Oatmeal Squeeze Bags
Fill ziplock bags with cooked oatmeal and different mix-ins—mashed blueberries, pumpkin puree, applesauce. Seal them tight and let your baby squeeze and manipulate the bags. They can see the colors mix through the plastic. It's sensory play without the floor destruction. Open a corner and let them squeeze some out to eat.
Dipping School
Set up a few small bowls of dips—hummus, yogurt, applesauce—alongside soft sticks of food like steamed sweet potato, banana spears, or toast strips. Show them how to dip. Most of it will miss, but the hand-to-bowl-to-mouth sequence is a massive coordination milestone.
Cereal Necklace (for Dad)
Thread Cheerios onto a piece of string and wear it as a necklace. Let your baby pull them off and eat them one by one. It keeps them occupied during diaper changes, car seat loading, or any time you need them focused on something other than screaming. Portable snack meets fine motor challenge.
Cottage Cheese Cloud Play
Dump a container of cottage cheese on the high chair tray. The lumpy-smooth texture is completely unique and fascinating to tiny hands. They'll squeeze the curds, smear the liquid, and eat handfuls. Add a few blueberries for color and nutritional bonus points.
Rice Cake Decorating
Give them a plain rice cake and small bowls of toppings—nut butter (if no allergies), mashed banana, cream cheese. Help them spread and place toppings. The rice cake is easy to grip and crunchy, which is a new texture for most babies at this age.
Frozen Veggie Exploration
Put a handful of different frozen vegetables on the tray—peas, corn, diced carrots—and let them explore while the veggies thaw. The temperature change as they warm up is interesting, and by the time they're soft enough to eat they've had tons of sensory exploration first.
Survival Tips
- #1Put a dog under the high chair if you have one. They become the world's most efficient cleanup crew and everyone wins.

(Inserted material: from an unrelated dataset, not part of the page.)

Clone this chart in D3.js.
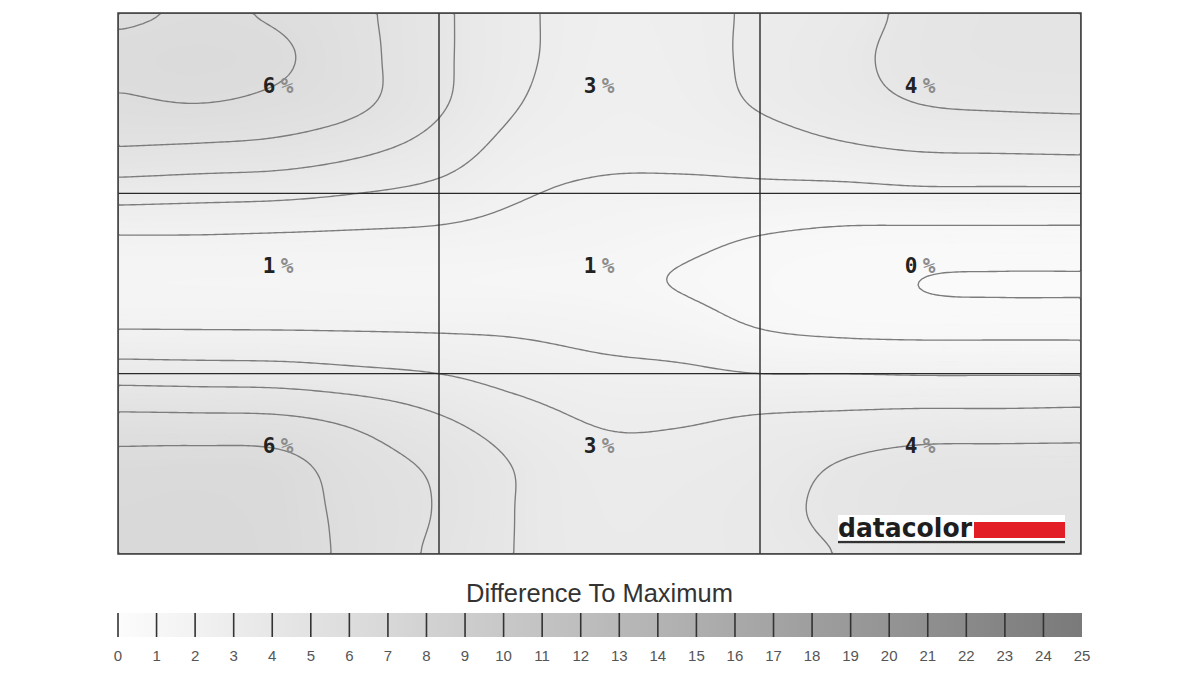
<!DOCTYPE html>
<html><head><meta charset="utf-8">
<script src="https://cdn.jsdelivr.net/npm/d3@7"></script>
<style>html,body{margin:0;padding:0;background:#fff;} svg{display:block;}</style>
</head><body>
<svg id="chart" width="1200" height="675"></svg>
<script>
// ---- data ----
const columns = ["Left", "Center", "Right"];
const rows = ["Top", "Middle", "Bottom"];
const cellValues = [
  [6, 3, 4],
  [1, 1, 0],
  [6, 3, 4]
];
const surface = [
  [5.78, 6.05, 5.85, 5.20, 4.20, 3.20, 2.60, 2.70, 3.15, 3.55, 4.25, 4.55, 4.70],
  [6.25, 6.35, 6.15, 5.30, 4.20, 3.20, 2.55, 2.65, 3.20, 3.75, 4.30, 4.55, 4.60],
  [5.85, 6.02, 5.75, 5.20, 4.15, 3.03, 2.45, 2.55, 3.10, 3.60, 4.03, 4.15, 4.20],
  [4.97, 4.85, 4.70, 4.25, 3.57, 2.60, 2.30, 2.30, 2.50, 2.85, 3.10, 3.15, 3.20],
  [3.43, 3.33, 3.24, 3.00, 2.69, 2.10, 1.80, 1.75, 1.75, 1.70, 1.80, 1.80, 1.80],
  [1.90, 1.90, 1.85, 1.80, 1.75, 1.60, 1.45, 1.22, 0.95, 0.80, 0.75, 0.75, 0.75],
  [1.39, 1.38, 1.37, 1.33, 1.30, 1.25, 1.18, 0.95, 0.72, 0.58, 0.495, 0.48, 0.48],
  [1.97, 1.96, 1.95, 1.93, 1.90, 1.85, 1.65, 1.40, 0.98, 0.80, 0.75, 0.75, 0.75],
  [3.56, 3.50, 3.45, 3.23, 3.00, 2.60, 2.30, 2.20, 2.00, 2.00, 1.95, 1.95, 1.95],
  [5.24, 5.21, 5.15, 4.75, 4.10, 3.40, 2.90, 2.90, 3.10, 3.20, 3.30, 3.30, 3.35],
  [6.35, 6.40, 6.30, 5.45, 4.80, 3.92, 3.30, 3.30, 3.55, 4.05, 4.40, 4.45, 4.45],
  [6.60, 6.65, 6.45, 5.65, 4.93, 3.95, 3.40, 3.45, 3.75, 4.20, 4.60, 4.70, 4.75],
  [6.70, 6.75, 6.50, 5.70, 4.78, 3.95, 3.45, 3.50, 3.70, 4.02, 4.65, 4.80, 4.85]
];
const contourLevels = [0.5, 1, 2, 3, 4, 5, 6];
const legendTicks = [0,1,2,3,4,5,6,7,8,9,10,11,12,13,14,15,16,17,18,19,20,21,22,23,24,25];
const legendTitle = "Difference To Maximum";
const brand = "datacolor";

// ---- layout ----
const svg = d3.select("#chart");
const plot = {left: 118, right: 1081, top: 13, bottom: 554};
const x = d3.scaleLinear().domain([0, columns.length]).range([plot.left, plot.right]);
const y = d3.scaleLinear().domain([0, rows.length]).range([plot.top, plot.bottom]);
const legendMax = legendTicks[legendTicks.length - 1];
const shade = d3.scaleLinear().domain([0, legendMax]).range(["#fcfcfc", "#7a7a7a"]);

// ---- surface interpolation (Catmull-Rom bicubic) ----
const nv = surface.length - 1, nu = surface[0].length - 1;
function cr(p0, p1, p2, p3, t) {
  return 0.5 * ((2 * p1) + (-p0 + p2) * t + (2 * p0 - 5 * p1 + 4 * p2 - p3) * t * t + (-p0 + 3 * p1 - 3 * p2 + p3) * t * t * t);
}
function node(r, c) {
  if (r < 0) return 2 * node(0, c) - node(1, c);
  if (r > nv) return 2 * node(nv, c) - node(nv - 1, c);
  if (c < 0) return 2 * node(r, 0) - node(r, 1);
  if (c > nu) return 2 * node(r, nu) - node(r, nu - 1);
  return surface[r][c];
}
function field(u, v) {
  const fu = u / columns.length * nu, fv = v / rows.length * nv;
  const i = Math.min(Math.floor(fu), nu - 1), j = Math.min(Math.floor(fv), nv - 1);
  const tu = fu - i, tv = fv - j;
  const rr = [-1, 0, 1, 2].map(d => cr(node(j + d, i - 1), node(j + d, i), node(j + d, i + 1), node(j + d, i + 2), tu));
  return cr(rr[0], rr[1], rr[2], rr[3], tv);
}
const n = 321, m = 180;
const grid = new Float64Array(n * m);
for (let j = 0; j < m; j++) for (let i = 0; i < n; i++) {
  grid[i + j * n] = field((i + 0.5) / n * columns.length, (j + 0.5) / m * rows.length);
}
if (d3.blur2) d3.blur2({data: grid, width: n}, 2);

const proj = d3.geoTransform({
  point: function(px, py) { this.stream.point(x(px / n * columns.length), y(py / m * rows.length)); }
});
const path = d3.geoPath(proj);

svg.append("defs").append("clipPath").attr("id", "plotClip")
  .append("rect").attr("x", plot.left).attr("y", plot.top)
  .attr("width", plot.right - plot.left).attr("height", plot.bottom - plot.top);

const gPlot = svg.append("g").attr("clip-path", "url(#plotClip)");

// smooth shading
const fillSteps = d3.range(0, 8, 0.1);
const fills = d3.contours().size([n, m]).thresholds(fillSteps)(grid);
gPlot.append("g").selectAll("path").data(fills).join("path")
  .attr("d", path)
  .attr("fill", d => shade(d.value + 0.05))
  .attr("stroke", d => shade(d.value + 0.05))
  .attr("stroke-width", 0.3);

// contour lines
const lines = d3.contours().size([n, m]).thresholds(contourLevels)(grid);
gPlot.append("g").selectAll("path").data(lines).join("path")
  .attr("d", path)
  .attr("fill", "none")
  .attr("stroke", "#7c7c7c")
  .attr("stroke-width", 1.35);

// grid lines
const gGrid = svg.append("g").attr("stroke", "#2a2a2a").attr("stroke-width", 1.4);
d3.range(1, columns.length).forEach(c => {
  gGrid.append("line").attr("x1", x(c)).attr("x2", x(c)).attr("y1", plot.top).attr("y2", plot.bottom);
});
d3.range(1, rows.length).forEach(r => {
  gGrid.append("line").attr("x1", plot.left).attr("x2", plot.right).attr("y1", y(r)).attr("y2", y(r));
});
svg.append("rect").attr("x", plot.left).attr("y", plot.top)
  .attr("width", plot.right - plot.left).attr("height", plot.bottom - plot.top)
  .attr("fill", "none").attr("stroke", "#3c3c3c").attr("stroke-width", 1.5);

// cell labels
const gLab = svg.append("g");
cellValues.forEach((row, r) => row.forEach((val, c) => {
  const cx = x(c + 0.5), by = y(r + 0.5) - 10.5;
  gLab.append("text").attr("x", cx - 9.5).attr("y", by).attr("text-anchor", "middle")
    .attr("font-family", "'DejaVu Sans Mono', monospace").attr("font-weight", "bold")
    .attr("font-size", 21).attr("fill", "#222").text(val);
  gLab.append("text").attr("x", cx + 8.5).attr("y", by).attr("text-anchor", "middle")
    .attr("font-family", "'DejaVu Sans Mono', monospace").attr("font-weight", "bold")
    .attr("font-size", 21).attr("fill", "#8c8c8c").text("%");
}));

// brand logo
const logo = svg.append("g");
logo.append("rect").attr("x", 838).attr("y", 515).attr("width", 227).attr("height", 25).attr("fill", "#ffffff");
logo.append("text").attr("x", 838).attr("y", 537)
  .attr("font-family", "'DejaVu Sans', sans-serif").attr("font-weight", "bold")
  .attr("font-size", 26).attr("fill", "#1e1e1e")
  .attr("textLength", 134).attr("lengthAdjust", "spacingAndGlyphs").text(brand);
logo.append("rect").attr("x", 974).attr("y", 522).attr("width", 91).attr("height", 16).attr("fill", "#e31d25");
logo.append("rect").attr("x", 838).attr("y", 541).attr("width", 227).attr("height", 2.2).attr("fill", "#333");

// legend
const lx = d3.scaleLinear().domain([0, legendMax]).range([118, 1082]);
const grad = svg.select("defs").append("linearGradient").attr("id", "legGrad")
  .attr("x1", "0%").attr("x2", "100%").attr("y1", "0%").attr("y2", "0%");
legendTicks.forEach(t => grad.append("stop").attr("offset", (t / legendMax * 100) + "%").attr("stop-color", shade(t)));
svg.append("rect").attr("x", lx(0)).attr("y", 613).attr("width", lx(legendMax) - lx(0)).attr("height", 24)
  .attr("fill", "url(#legGrad)");
const gTicks = svg.append("g");
legendTicks.slice(0, -1).forEach(t => {
  gTicks.append("line").attr("x1", lx(t)).attr("x2", lx(t)).attr("y1", 613).attr("y2", 637)
    .attr("stroke", "#333").attr("stroke-width", 1.6);
});
legendTicks.forEach(t => {
  gTicks.append("text").attr("x", lx(t)).attr("y", 661).attr("text-anchor", "middle")
    .attr("font-family", "'Liberation Sans', Arial, sans-serif").attr("font-size", 15)
    .attr("fill", "#555").text(t);
});
svg.append("text").attr("x", (plot.left + plot.right) / 2).attr("y", 602).attr("text-anchor", "middle")
  .attr("font-family", "'Liberation Sans', Arial, sans-serif").attr("font-size", 25.5)
  .attr("fill", "#333").text(legendTitle);
</script>
</body></html>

- #2Embrace the mess or you'll lose your mind. A baby who plays with food is a baby who learns to eat well. The studies are clear on this.
- #3Introduce new foods alongside familiar favorites. If they reject something, put it in front of them again in 3 days. It can take 15+ exposures before they accept a new food.
- #4A splat mat or old shower curtain under the high chair saves you from mopping after every single meal and costs basically nothing.
- #5Don't wipe their face and hands between every bite. Let them be messy during the meal and do one big cleanup at the end. Constant wiping makes them hate mealtime.